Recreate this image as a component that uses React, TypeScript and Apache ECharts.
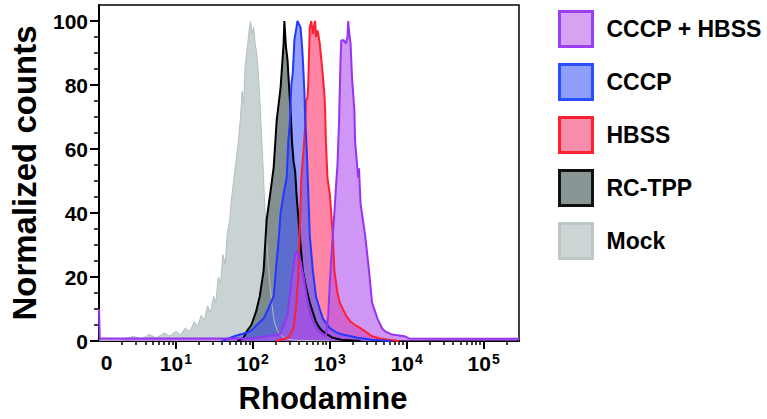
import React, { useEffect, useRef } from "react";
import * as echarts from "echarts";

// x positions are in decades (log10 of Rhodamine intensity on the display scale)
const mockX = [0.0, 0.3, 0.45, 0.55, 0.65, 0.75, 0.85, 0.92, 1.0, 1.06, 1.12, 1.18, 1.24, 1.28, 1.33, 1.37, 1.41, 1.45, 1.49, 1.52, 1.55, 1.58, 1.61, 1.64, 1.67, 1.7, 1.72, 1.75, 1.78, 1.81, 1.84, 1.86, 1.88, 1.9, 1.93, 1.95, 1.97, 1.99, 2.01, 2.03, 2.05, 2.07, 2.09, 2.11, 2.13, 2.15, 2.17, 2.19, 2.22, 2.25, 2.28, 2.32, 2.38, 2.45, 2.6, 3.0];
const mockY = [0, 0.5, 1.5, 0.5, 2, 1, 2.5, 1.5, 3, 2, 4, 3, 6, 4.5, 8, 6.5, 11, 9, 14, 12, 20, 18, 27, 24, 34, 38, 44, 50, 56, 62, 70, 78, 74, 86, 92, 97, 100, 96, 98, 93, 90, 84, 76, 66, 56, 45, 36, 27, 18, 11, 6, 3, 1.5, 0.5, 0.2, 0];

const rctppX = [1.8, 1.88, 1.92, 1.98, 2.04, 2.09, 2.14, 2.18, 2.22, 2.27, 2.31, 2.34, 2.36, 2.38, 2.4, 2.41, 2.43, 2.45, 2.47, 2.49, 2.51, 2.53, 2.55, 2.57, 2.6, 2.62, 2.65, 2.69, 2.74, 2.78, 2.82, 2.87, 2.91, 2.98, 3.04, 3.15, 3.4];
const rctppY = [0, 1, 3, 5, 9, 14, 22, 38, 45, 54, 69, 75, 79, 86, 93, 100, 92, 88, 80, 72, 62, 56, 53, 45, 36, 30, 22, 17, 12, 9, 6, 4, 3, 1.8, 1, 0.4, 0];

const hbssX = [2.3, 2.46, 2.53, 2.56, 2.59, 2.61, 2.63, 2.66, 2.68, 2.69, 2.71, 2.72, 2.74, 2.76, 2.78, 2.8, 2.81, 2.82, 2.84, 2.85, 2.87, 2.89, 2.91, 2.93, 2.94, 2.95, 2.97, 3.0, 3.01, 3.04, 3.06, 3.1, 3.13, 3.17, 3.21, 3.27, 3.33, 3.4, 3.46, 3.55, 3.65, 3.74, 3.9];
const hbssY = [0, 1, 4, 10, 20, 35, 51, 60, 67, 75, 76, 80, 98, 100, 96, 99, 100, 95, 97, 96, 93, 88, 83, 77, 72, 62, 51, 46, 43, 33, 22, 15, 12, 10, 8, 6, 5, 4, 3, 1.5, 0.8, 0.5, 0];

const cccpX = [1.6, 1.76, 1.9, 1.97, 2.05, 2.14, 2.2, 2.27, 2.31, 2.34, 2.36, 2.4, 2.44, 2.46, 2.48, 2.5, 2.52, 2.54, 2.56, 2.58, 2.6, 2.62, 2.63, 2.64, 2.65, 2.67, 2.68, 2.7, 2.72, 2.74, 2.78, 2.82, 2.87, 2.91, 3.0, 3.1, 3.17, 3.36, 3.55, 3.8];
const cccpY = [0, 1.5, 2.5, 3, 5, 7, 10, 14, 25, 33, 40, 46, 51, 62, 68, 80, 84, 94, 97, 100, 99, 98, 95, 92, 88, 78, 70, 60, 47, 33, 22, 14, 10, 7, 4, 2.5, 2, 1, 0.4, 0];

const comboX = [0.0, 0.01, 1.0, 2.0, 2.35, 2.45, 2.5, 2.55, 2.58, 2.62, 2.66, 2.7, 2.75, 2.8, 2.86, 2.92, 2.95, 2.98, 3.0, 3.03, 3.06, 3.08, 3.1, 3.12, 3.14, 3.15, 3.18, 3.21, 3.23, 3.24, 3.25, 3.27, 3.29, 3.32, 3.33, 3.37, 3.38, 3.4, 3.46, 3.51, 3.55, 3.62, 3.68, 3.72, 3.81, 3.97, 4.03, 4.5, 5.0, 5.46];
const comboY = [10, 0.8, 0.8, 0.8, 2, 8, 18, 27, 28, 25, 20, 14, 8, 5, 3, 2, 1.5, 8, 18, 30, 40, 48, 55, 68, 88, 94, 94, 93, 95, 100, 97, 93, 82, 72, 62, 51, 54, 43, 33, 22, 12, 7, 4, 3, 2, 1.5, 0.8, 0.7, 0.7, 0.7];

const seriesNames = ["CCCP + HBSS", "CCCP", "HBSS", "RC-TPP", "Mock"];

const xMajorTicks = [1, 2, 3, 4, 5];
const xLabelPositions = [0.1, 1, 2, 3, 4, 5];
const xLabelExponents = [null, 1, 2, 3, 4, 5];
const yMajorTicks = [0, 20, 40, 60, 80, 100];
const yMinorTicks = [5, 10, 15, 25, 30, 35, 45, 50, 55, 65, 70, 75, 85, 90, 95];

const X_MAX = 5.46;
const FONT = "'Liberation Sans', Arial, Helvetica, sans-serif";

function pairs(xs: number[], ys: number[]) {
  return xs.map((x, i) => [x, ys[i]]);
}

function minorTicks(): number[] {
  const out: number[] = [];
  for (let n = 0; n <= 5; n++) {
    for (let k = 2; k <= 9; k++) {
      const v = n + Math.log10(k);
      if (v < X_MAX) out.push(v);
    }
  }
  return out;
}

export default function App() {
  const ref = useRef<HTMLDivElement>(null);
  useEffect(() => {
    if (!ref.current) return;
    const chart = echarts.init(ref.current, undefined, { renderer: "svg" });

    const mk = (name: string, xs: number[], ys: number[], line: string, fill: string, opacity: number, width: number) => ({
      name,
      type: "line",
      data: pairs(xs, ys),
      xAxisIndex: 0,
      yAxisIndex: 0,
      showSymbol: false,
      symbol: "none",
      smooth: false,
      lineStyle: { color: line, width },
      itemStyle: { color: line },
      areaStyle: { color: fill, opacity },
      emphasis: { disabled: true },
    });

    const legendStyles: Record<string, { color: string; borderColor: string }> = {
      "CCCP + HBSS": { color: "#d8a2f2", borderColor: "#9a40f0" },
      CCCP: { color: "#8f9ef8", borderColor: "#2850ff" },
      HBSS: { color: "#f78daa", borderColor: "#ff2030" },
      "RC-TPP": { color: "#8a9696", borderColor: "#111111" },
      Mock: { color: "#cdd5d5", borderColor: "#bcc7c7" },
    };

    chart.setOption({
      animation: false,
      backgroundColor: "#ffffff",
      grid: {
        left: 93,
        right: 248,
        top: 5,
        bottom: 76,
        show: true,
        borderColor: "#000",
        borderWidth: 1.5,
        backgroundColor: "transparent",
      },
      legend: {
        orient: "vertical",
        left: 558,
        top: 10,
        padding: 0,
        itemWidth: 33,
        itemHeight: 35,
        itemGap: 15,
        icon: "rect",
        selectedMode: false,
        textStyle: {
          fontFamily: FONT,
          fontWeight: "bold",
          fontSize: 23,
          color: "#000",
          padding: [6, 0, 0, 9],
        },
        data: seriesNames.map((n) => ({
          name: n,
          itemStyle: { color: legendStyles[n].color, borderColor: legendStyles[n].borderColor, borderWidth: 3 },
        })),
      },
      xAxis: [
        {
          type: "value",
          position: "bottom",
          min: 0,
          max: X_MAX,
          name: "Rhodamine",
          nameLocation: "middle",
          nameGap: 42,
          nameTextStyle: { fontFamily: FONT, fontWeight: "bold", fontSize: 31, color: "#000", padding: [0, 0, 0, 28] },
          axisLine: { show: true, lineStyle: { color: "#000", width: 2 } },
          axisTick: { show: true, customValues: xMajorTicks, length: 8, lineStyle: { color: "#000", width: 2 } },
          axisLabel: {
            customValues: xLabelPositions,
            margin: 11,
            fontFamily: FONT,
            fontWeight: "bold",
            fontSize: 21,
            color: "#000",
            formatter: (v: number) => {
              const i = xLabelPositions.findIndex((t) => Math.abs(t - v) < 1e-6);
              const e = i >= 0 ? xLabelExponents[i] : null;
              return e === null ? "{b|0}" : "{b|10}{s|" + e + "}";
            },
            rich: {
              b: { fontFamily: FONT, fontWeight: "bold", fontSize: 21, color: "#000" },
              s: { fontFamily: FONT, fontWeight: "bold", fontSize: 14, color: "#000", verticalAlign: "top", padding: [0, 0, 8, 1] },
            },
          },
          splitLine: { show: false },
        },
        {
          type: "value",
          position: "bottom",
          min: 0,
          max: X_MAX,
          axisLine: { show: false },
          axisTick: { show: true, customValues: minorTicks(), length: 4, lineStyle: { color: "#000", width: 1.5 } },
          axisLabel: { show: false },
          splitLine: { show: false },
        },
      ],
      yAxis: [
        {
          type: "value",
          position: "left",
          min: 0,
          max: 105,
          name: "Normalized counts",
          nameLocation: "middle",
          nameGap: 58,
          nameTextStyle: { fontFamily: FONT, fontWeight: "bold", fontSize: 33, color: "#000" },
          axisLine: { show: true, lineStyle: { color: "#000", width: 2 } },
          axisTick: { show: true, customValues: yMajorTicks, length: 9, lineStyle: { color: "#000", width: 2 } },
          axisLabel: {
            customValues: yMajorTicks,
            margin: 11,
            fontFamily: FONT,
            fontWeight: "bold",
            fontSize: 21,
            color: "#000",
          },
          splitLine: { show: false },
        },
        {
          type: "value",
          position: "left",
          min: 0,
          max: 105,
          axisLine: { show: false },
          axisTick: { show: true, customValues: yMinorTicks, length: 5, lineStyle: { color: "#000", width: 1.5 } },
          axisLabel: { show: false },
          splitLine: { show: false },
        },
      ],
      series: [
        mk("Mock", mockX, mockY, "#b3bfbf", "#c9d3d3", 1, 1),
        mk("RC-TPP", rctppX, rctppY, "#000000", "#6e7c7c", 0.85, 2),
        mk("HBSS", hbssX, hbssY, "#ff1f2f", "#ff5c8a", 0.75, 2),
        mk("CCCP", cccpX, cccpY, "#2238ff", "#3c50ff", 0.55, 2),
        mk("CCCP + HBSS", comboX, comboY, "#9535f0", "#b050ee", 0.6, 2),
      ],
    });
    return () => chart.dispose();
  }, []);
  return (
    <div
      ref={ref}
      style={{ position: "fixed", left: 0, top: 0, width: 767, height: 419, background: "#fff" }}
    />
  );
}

## TASK INSTRUCTIONS
Starting at the top of the listing above, reproduce each line up to and including the one with "import * as"; omit the pictures.

## EXERCISE OUTPUT
Recreate this image as a component that uses React, TypeScript and Apache ECharts.
import React, { useEffect, useRef } from "react";
import * as echarts from "echarts";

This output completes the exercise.